Last, but certainly not least – your second Smart Playlist. This is going to be for your ‘Dead Files’ – we’re going to set this folder up like a sieve, it’s going to collect all the crap data within the application. We want this Smart Playlist to match two rules – we want it to be in the “All Files” Smart Playlist, and we don’t want the files to be in “All Live Files”
File > New > Smart Playlist > “Dead Files”

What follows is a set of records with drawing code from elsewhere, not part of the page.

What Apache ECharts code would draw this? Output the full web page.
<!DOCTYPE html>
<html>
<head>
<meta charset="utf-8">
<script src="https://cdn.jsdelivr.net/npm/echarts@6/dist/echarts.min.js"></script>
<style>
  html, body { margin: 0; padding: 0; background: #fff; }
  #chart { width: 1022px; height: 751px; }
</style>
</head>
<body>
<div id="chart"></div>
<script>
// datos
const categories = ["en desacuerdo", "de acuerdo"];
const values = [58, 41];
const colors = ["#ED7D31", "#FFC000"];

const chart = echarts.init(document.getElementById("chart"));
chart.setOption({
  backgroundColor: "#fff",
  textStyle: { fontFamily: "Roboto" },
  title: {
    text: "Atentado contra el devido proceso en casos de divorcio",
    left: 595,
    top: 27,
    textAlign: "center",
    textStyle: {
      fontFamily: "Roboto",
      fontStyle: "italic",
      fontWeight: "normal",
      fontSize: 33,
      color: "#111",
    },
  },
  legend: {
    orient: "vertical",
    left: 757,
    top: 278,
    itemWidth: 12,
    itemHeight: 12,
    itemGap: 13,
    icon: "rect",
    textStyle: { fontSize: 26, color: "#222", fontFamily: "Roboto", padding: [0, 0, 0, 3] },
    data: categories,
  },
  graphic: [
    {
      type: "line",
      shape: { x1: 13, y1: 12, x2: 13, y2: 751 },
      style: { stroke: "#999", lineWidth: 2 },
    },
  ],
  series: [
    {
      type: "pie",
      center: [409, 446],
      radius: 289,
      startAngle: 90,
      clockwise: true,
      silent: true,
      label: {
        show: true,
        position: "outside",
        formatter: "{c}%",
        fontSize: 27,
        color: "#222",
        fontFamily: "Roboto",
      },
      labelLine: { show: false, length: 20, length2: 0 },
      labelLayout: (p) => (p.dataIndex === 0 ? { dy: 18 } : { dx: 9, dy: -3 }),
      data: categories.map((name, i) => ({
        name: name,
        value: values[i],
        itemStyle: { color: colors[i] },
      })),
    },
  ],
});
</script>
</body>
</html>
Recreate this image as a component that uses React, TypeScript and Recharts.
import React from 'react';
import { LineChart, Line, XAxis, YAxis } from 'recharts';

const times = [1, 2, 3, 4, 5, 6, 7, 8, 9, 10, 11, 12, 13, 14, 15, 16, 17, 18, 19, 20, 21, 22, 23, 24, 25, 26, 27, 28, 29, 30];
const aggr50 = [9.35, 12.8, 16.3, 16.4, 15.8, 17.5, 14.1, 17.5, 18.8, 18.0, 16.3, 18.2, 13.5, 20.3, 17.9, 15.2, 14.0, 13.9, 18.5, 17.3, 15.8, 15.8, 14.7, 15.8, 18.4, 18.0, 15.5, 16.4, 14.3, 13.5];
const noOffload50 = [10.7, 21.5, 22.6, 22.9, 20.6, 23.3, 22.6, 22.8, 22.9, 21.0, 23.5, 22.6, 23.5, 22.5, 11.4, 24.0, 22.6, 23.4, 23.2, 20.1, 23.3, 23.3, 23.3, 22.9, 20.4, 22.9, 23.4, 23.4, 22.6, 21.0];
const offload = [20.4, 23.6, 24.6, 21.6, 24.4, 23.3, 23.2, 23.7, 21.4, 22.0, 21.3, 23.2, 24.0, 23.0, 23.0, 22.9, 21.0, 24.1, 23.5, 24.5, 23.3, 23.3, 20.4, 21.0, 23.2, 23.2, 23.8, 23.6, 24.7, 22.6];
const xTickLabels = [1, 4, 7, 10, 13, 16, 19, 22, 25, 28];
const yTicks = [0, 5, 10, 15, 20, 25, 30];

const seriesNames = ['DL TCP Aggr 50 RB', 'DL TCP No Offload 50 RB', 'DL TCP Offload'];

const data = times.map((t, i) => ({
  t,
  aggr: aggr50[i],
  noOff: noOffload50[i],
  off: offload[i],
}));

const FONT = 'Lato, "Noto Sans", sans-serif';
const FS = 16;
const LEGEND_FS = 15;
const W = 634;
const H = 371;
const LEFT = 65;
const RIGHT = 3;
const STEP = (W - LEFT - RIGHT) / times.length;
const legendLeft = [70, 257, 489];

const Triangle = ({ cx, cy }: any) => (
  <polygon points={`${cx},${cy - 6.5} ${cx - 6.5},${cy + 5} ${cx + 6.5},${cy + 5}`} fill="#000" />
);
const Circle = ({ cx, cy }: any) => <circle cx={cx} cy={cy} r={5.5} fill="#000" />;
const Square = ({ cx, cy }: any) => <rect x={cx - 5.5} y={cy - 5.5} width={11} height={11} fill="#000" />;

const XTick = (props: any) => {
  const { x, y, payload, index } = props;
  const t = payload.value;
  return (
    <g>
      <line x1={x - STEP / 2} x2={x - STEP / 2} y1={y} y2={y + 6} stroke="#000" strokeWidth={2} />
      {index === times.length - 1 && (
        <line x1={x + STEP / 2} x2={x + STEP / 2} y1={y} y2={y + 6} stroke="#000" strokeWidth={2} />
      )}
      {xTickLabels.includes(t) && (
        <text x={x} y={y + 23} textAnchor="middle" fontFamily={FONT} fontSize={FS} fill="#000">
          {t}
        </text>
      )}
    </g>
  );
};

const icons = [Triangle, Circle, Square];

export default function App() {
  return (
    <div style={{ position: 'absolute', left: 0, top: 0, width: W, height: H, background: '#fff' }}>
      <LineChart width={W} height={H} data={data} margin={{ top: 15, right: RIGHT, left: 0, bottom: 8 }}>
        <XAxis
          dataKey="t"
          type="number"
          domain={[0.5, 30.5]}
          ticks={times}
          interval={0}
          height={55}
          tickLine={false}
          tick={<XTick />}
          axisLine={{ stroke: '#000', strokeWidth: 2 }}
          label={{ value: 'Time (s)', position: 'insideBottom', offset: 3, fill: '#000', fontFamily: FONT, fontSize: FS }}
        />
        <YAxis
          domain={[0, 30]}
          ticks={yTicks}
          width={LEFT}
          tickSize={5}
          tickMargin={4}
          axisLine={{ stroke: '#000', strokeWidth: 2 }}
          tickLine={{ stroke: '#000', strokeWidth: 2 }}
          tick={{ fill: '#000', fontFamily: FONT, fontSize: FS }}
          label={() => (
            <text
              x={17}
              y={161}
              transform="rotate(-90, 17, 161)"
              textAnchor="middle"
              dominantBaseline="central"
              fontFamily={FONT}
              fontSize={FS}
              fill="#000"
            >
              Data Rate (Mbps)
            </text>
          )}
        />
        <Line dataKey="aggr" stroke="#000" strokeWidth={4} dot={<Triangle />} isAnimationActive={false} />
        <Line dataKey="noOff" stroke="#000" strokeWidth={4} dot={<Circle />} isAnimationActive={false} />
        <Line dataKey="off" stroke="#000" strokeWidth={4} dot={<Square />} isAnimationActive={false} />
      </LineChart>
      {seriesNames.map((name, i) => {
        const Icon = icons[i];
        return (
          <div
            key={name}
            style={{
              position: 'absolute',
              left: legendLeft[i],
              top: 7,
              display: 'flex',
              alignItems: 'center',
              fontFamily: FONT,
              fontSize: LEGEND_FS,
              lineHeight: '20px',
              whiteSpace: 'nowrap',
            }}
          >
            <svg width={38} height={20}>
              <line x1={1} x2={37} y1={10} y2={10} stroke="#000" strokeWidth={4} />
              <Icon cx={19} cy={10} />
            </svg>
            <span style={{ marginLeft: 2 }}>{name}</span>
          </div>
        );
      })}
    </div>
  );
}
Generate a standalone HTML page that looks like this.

Head into your “All Files” playlist and select everything – yep, everything (Command + N), right click – and add the files to your ‘All Live Files’ folder. This could take a few minutes, especially if you’ve got a large library, so go open a cold brew, sit back and let your Smart Playlists do the work. When you get back to your tracks, you should see a pretty folder with no warning flags – and a populated “Dead Files” folder. Go to the “Dead Files”, highlight everything – right click and scroll down to delete. Voila; a cleaned up iTunes Library!
Now, if you’re still in the mood to fill in that missing metadata – make a new Smart Playlist, set ‘Artist’ ‘is’ ‘Blank’ – or, Album ‘is Blank’. Your new folder will have all the files missing information – it’s a long, tedious road to adding it back in (trust me, I’m in the middle of it), but it’s so much easier when your playlists are seamlessly streaming.